The Psychology of People Who Don’t Obsess Over Sports
This transcript explores the psychological traits of people who don't obsess over sports, identifying five key characteristics rooted in differences in reward processing, identity attachment, and cognitive style. The video argues that disinterest in sports reflects a distinct psychological orientation rather than a personality flaw. It concludes by prompting viewers to reflect on whether they experience entertainment emotionally or mentally.
Summary
The transcript opens by acknowledging that people experience competition, identity, and entertainment in fundamentally different ways. While sports function as a source of passion, community, and emotional investment for many, others never fully connect with sports culture — and the reasons are psychological rather than superficial.
The first trait discussed is a preference for mental stimulation over group excitement. The speaker argues that some individuals are more rewarded by ideas, systems, and creativity than by collective spectacle, linking this to differences in dopamine response — their brains are more activated by curiosity and thinking than by competition.
The second trait is a weak attachment to group identity. Sports fandom is deeply tied to tribal belonging, where wins and losses feel personally meaningful. However, some people naturally resist collective identity systems, preferring individuality over group affiliation.
The third trait involves a disinterest in predictable emotional cycles. Sports follow a repetitive arc of anticipation, tension, and resolution. The speaker suggests that emotionally analytical people tend to observe these cycles from the outside rather than immerse themselves in them — they 'watch the reaction instead of becoming the reaction.'
The fourth trait is a preference for control over spectatorship. Some personalities are uncomfortable emotionally investing in outcomes they cannot influence. These individuals prefer activities where their direct participation and effort matter, such as creating or building something.
The fifth trait is a different mode of processing entertainment. The speaker argues that enjoyment is not universal — some people connect more deeply to stories, music, psychology, or problem-solving, reflecting distinct cognitive and emotional styles.
The transcript concludes by reframing non-sports obsession as a valid psychological orientation characterized by lower identity attachment, different reward systems, analytical observation, a need for control, and alternative forms of stimulation. The closing question invites viewers to consider whether they personally experience entertainment emotionally or mentally.
Key Insights
- The speaker argues that people who prefer mental stimulation over sports have brains that derive more dopamine from curiosity and thinking than from competition and spectacle, framing disinterest in sports as a neurological difference rather than a character trait.

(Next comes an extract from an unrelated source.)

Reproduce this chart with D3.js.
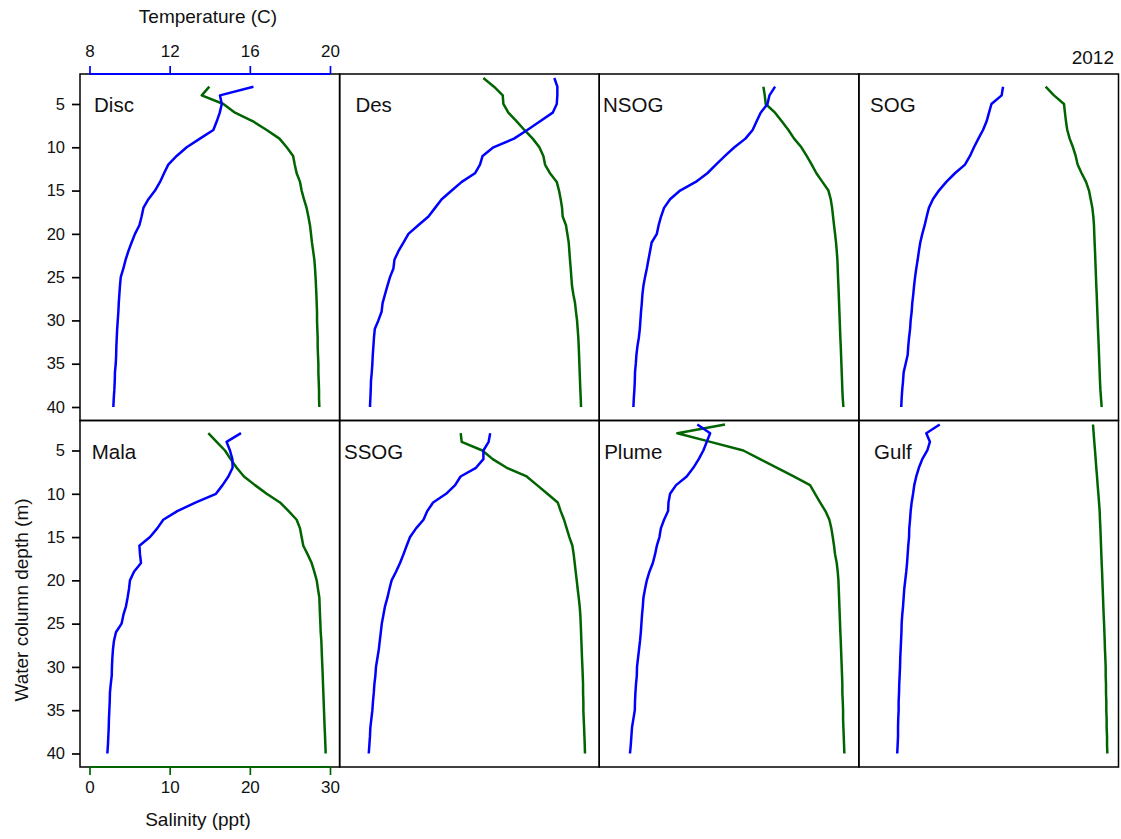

- The speaker claims that some individuals naturally stay detached from collective identity systems, preferring individuality over tribal belonging — which explains why team wins and losses don't feel personal to them the way they do for dedicated fans.
- The speaker describes emotionally analytical individuals as people who 'watch the reaction instead of becoming the reaction,' observing sports' predictable emotional cycles from a distance rather than being immersed in them.
- The speaker contends that certain personalities dislike emotionally investing in outcomes they cannot control, and therefore prefer activities involving direct participation, creation, or self-improvement over spectatorship.
- The speaker links entertainment preferences to cognitive and emotional style, arguing that some people connect more deeply to stories, ideas, music, psychology, or problem-solving — and that these differences explain why collective sports excitement feels emotionally distant to them.